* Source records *
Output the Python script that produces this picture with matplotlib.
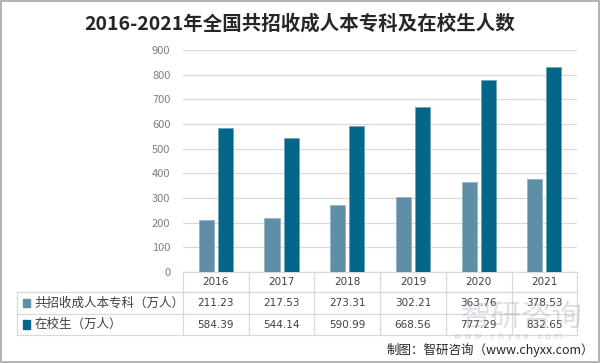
import matplotlib.pyplot as plt
import numpy as np
from matplotlib.transforms import blended_transform_factory
from matplotlib.patches import Rectangle

plt.rcParams['font.family'] = ['Noto Sans CJK SC', 'DejaVu Sans']

years = ["2016", "2017", "2018", "2019", "2020", "2021"]
zhaosheng = [211.23, 217.53, 273.31, 302.21, 363.76, 378.53]
zaixiao = [584.39, 544.14, 590.99, 668.56, 777.29, 832.65]
series_names = ["共招收成人本专科（万人）", "在校生（万人）"]
colors = ["#5E8FA6", "#04678A"]

fig = plt.figure(figsize=(6, 3.63), dpi=100)
ax = fig.add_axes([0.305, 0.2507, 0.657, 0.6116])

x = np.arange(len(years))
w = 0.23
ax.bar(x - 0.145, zhaosheng, w, color=colors[0], edgecolor="#8FB3C4", linewidth=0.5, zorder=3)
ax.bar(x + 0.145, zaixiao, w, color=colors[1], edgecolor="#6F9FB5", linewidth=0.5, zorder=3)

ax.set_xlim(-0.5, len(years) - 0.5)
ax.set_ylim(0, 900)
ax.set_yticks(range(0, 1000, 100))
ax.tick_params(axis='y', length=0, labelsize=8, labelcolor="#7F7F7F", pad=9)
ax.set_xticks([])
ax.grid(axis='y', color="#D9D9D9", linewidth=0.9, zorder=0)
for s in ax.spines.values():
    s.set_visible(False)

# data table under the axes
tr = blended_transform_factory(ax.transData, ax.transAxes)
tra = ax.transAxes
lc = "#D9D9D9"
row_h = [0.0, -0.09, -0.189, -0.284]
left = -0.421
ax.plot([0, 1], [0, 0], color=lc, lw=0.9, transform=tra, clip_on=False)
for yy in row_h[1:]:
    ax.plot([left, 1], [yy, yy], color=lc, lw=0.9, transform=tra, clip_on=False)
for i in range(len(years) + 1):
    ax.plot([i - 0.5, i - 0.5], [0, row_h[-1]], color=lc, lw=0.9, transform=tr, clip_on=False)
ax.plot([left, left], [row_h[1], row_h[-1]], color=lc, lw=0.9, transform=tra, clip_on=False)

for i, yr in enumerate(years):
    ax.text(i, (row_h[0] + row_h[1]) / 2, yr, transform=tr, ha='center', va='center',
            fontsize=7.5, color="#404040", family=['DejaVu Sans'], zorder=5)
    ax.text(i, (row_h[1] + row_h[2]) / 2, f"{zhaosheng[i]:.2f}", transform=tr, ha='center', va='center',
            fontsize=7.5, color="#404040", family=['DejaVu Sans'], zorder=5)
    ax.text(i, (row_h[2] + row_h[3]) / 2, f"{zaixiao[i]:.2f}", transform=tr, ha='center', va='center',
            fontsize=7.5, color="#404040", family=['DejaVu Sans'], zorder=5)

for k, name in enumerate(series_names):
    yc = (row_h[k + 1] + row_h[k + 2]) / 2
    ax.add_patch(Rectangle((left + 0.014, yc - 0.02), 0.018, 0.04, transform=tra,
                           color=colors[k], clip_on=False))
    ax.text(left + 0.044, yc, name, transform=tra, ha='left', va='center',
            fontsize=9, color="#404040")

# title
fig.text(0.5, 0.935, "2016-2021年全国共招收成人本专科及在校生人数", ha='center', va='center',
         fontsize=14, fontweight='bold', color="#262626")

# watermark (drawn behind the table text)
fig.text(0.87, 0.125, "智研咨询", ha='center', va='center', fontsize=22,
         color="#8C97A8", alpha=0.3, zorder=0)
fig.text(0.847, 0.072, "w w w . c h y x x . c o m", ha='center', va='center', fontsize=6.5,
         color="#8C97A8", alpha=0.4, family=['DejaVu Sans'], zorder=0)

# source
fig.text(0.99, 0.036, "制图：智研咨询（www.chyxx.com）", ha='right', va='center',
         fontsize=9, color="#262626")

# outer frame
fig.patches.append(Rectangle((0.001, 0.002), 0.997, 0.996, transform=fig.transFigure,
                             fill=False, edgecolor="#A6A6A6", linewidth=1.2))

fig.savefig("out.png", dpi=100)
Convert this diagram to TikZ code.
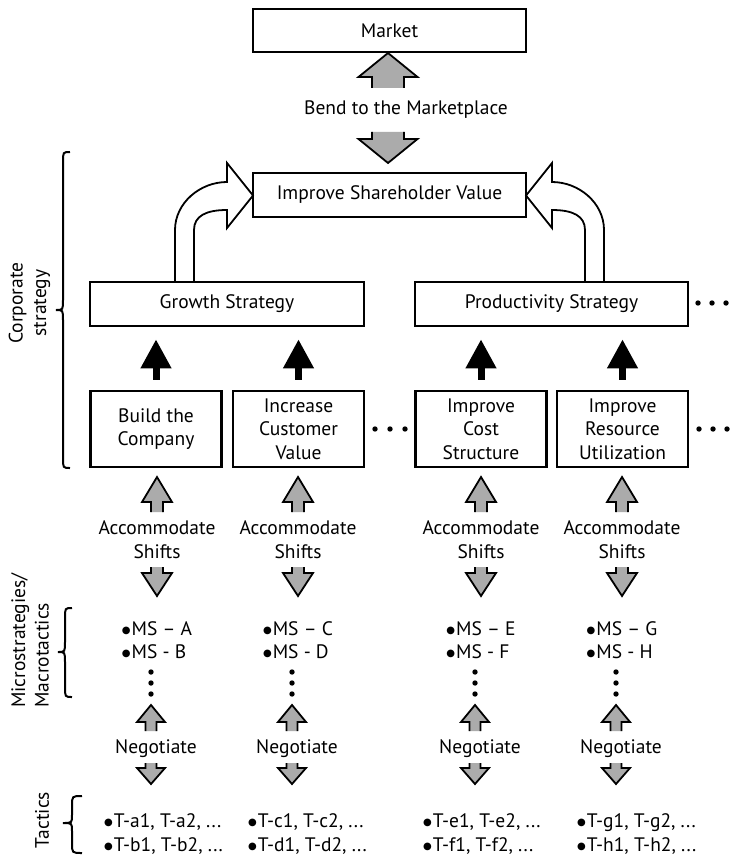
\documentclass[tikz,border=0pt]{standalone}
\usepackage{fontspec}
\setmainfont{PT Sans}
\newfontfamily\symfont{DejaVu Sans}
\usetikzlibrary{arrows.meta}
\newcommand{\dgfont}{\fontsize{19.5}{23.5}\selectfont}
\newcommand{\blt}{\raisebox{1.8pt}{\symfont\fontsize{10}{10}\selectfont ●}\kern1pt}
\definecolor{arrowgray}{gray}{0.67}
% gray block arrow: centre x, tip y, head base y, shaft end y, head half width, shaft half width
\newcommand{\grayblock}[6]{%
  \fill[arrowgray] (#1,#2) -- ({#1+#5},#3) -- ({#1+#6},#3) -- ({#1+#6},#4)
    -- ({#1-#6},#4) -- ({#1-#6},#3) -- ({#1-#5},#3) -- cycle;
  \draw[outl] ({#1+#6},#4) -- ({#1+#6},#3) -- ({#1+#5},#3) -- (#1,#2)
    -- ({#1-#5},#3) -- ({#1-#6},#3) -- ({#1-#6},#4);}
\begin{document}
\begin{tikzpicture}[x=1pt,y=-1pt,
  box/.style={draw, line width=2.6pt, minimum height=44pt, inner sep=0pt,
    font=\dgfont, align=center},
  tallbox/.style={box, minimum width=131pt, minimum height=76pt},
  lbl/.style={font=\dgfont, align=center, inner sep=0pt},
  listtext/.style={font=\dgfont, align=left, inner sep=0pt},
  outl/.style={line width=1.8pt, line join=miter},
  blackarrow/.style={line width=7pt, -{Triangle[length=29pt,width=29pt]}},
  dot/.style={fill=black, draw=none},
  sidelbl/.style={font=\dgfont, inner sep=0pt, rotate=90},
  brace/.style={line width=2pt}]
\useasboundingbox (0,0) rectangle (730,861);

% top boxes
\node[box, minimum width=273pt, minimum height=43pt] (market) at (389.5,30.5) {Market};
\node[box, minimum width=273pt] (share) at (389.5,195) {Improve Shareholder Value};
\node[lbl] (bend) at (406,110) {Bend to the Marketplace};
\grayblock{388}{53}{77}{88}{29.5}{16}
\grayblock{388}{163}{139}{132}{29.5}{16}

% strategy boxes
\node[box, minimum width=274pt] (growth) at (227,304) {Growth Strategy};
\node[box, minimum width=273pt] (prod) at (551.5,304) {Productivity Strategy};

% curved block arrows into the shareholder box
\draw[outl] (175,282) -- (175,230) .. controls (175,203) and (200,182) .. (227,182)
  -- (227,163) -- (253,195.5) -- (227,228) -- (227,210)
  .. controls (206,210) and (194,216) .. (194,230) -- (194,282);
\draw[outl] (604,282) -- (604,230) .. controls (604,203) and (579,182) .. (552,182)
  -- (552,163) -- (526,195.5) -- (552,228) -- (552,210)
  .. controls (573,210) and (585,216) .. (585,230) -- (585,282);

% initiative boxes
\node[tallbox] (build) at (156,429) {Build the\\Company};
\node[tallbox] (incr) at (298.5,429) {Increase\\Customer\\Value};
\node[tallbox] (cost) at (481,429) {Improve\\Cost\\Structure};
\node[tallbox] (res) at (622.5,429) {Improve\\Resource\\Utilization};

% black arrows up to the strategies
\foreach \b/\s in {build/growth, incr/growth, cost/prod, res/prod}
  \draw[blackarrow, shorten <=10pt, shorten >=12pt] (\b.north) -- (\b.north |- \s.south);

% ellipsis dots
\foreach \x in {375,390,405} \fill[dot] (\x,429) circle (2.7);
\foreach \x in {699,713,727} \fill[dot] (\x,429) circle (2.7);
\foreach \x in {698,712,726} \fill[dot] (\x,303) circle (2.7);

% accommodate shifts
\foreach \c in {157,298,481,622} {
  \grayblock{\c}{477}{502}{512}{15}{6}
  \grayblock{\c}{596}{573}{567}{15}{6}
}
\node[lbl] (acc1) at (157,539.5) {Accommodate\\Shifts};
\node[lbl] (acc2) at (298,539.5) {Accommodate\\Shifts};
\node[lbl] (acc3) at (481,539.5) {Accommodate\\Shifts};
\node[lbl] (acc4) at (622,539.5) {Accommodate\\Shifts};

% microstrategies
\node[listtext] (ms1) at (157,640) {\blt MS -- A\\\blt MS - B};
\node[listtext] (ms2) at (298,640) {\blt MS -- C\\\blt MS - D};
\node[listtext] (ms3) at (481,640) {\blt MS -- E\\\blt MS - F};
\node[listtext] (ms4) at (622,640) {\blt MS -- G\\\blt MS - H};
\foreach \c in {151,292,475,616}
  \foreach \y in {672,683,694} \fill[dot] (\c,\y) circle (2.7);

% negotiate
\foreach \c in {151,292,475,616} {
  \grayblock{\c}{705}{722}{731}{14}{5.5}
  \grayblock{\c}{784}{768}{763}{14}{5.5}
}
\node[lbl] (neg1) at (156,749) {Negotiate};
\node[lbl] (neg2) at (297,749) {Negotiate};
\node[lbl] (neg3) at (480,749) {Negotiate};
\node[lbl] (neg4) at (621,749) {Negotiate};

% tactics
\node[listtext, anchor=west] (t1) at (104,834) {\blt T-a1, T-a2, ...\\\blt T-b1, T-b2, ...};
\node[listtext, anchor=west] (t2) at (248,834) {\blt T-c1, T-c2, ...\\\blt T-d1, T-d2, ...};
\node[listtext, anchor=west] (t3) at (423,834) {\blt T-e1, T-e2, ...\\\blt T-f1, T-f2, ...};
\node[listtext, anchor=west] (t4) at (577,834) {\blt T-g1, T-g2, ...\\\blt T-h1, T-h2, ...};

% side labels and braces
\node[sidelbl, align=center] (corp) at (29.5,303) {Corporate\\strategy};
\node[sidelbl, align=left, anchor=west] (micro) at (30,708) {Microstrategies/\\Macrotactics};
\node[sidelbl] (tact) at (42,820) {Tactics};

\draw[brace] (70,152) .. controls (63,152) .. (63,162) -- (63,300)
  .. controls (63,310) .. (56,310) .. controls (63,310) .. (63,320) -- (63,458)
  .. controls (63,468) .. (70,468);
\draw[brace] (72,608) .. controls (65,608) .. (65,618) -- (65,642)
  .. controls (65,652) .. (58,652) .. controls (65,652) .. (65,662) -- (65,687)
  .. controls (65,697) .. (72,697);
\draw[brace] (82,796) .. controls (72,796) .. (72,806) -- (72,815)
  .. controls (72,823) .. (63,823) .. controls (72,823) .. (72,831) -- (72,843)
  .. controls (72,853) .. (82,853);
\end{tikzpicture}
\end{document}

* What to do *
Every line in the data above that contains "this" needs to be copied.

* Written answer *
Output the Python script that produces this picture with matplotlib.
Convert this diagram to TikZ code.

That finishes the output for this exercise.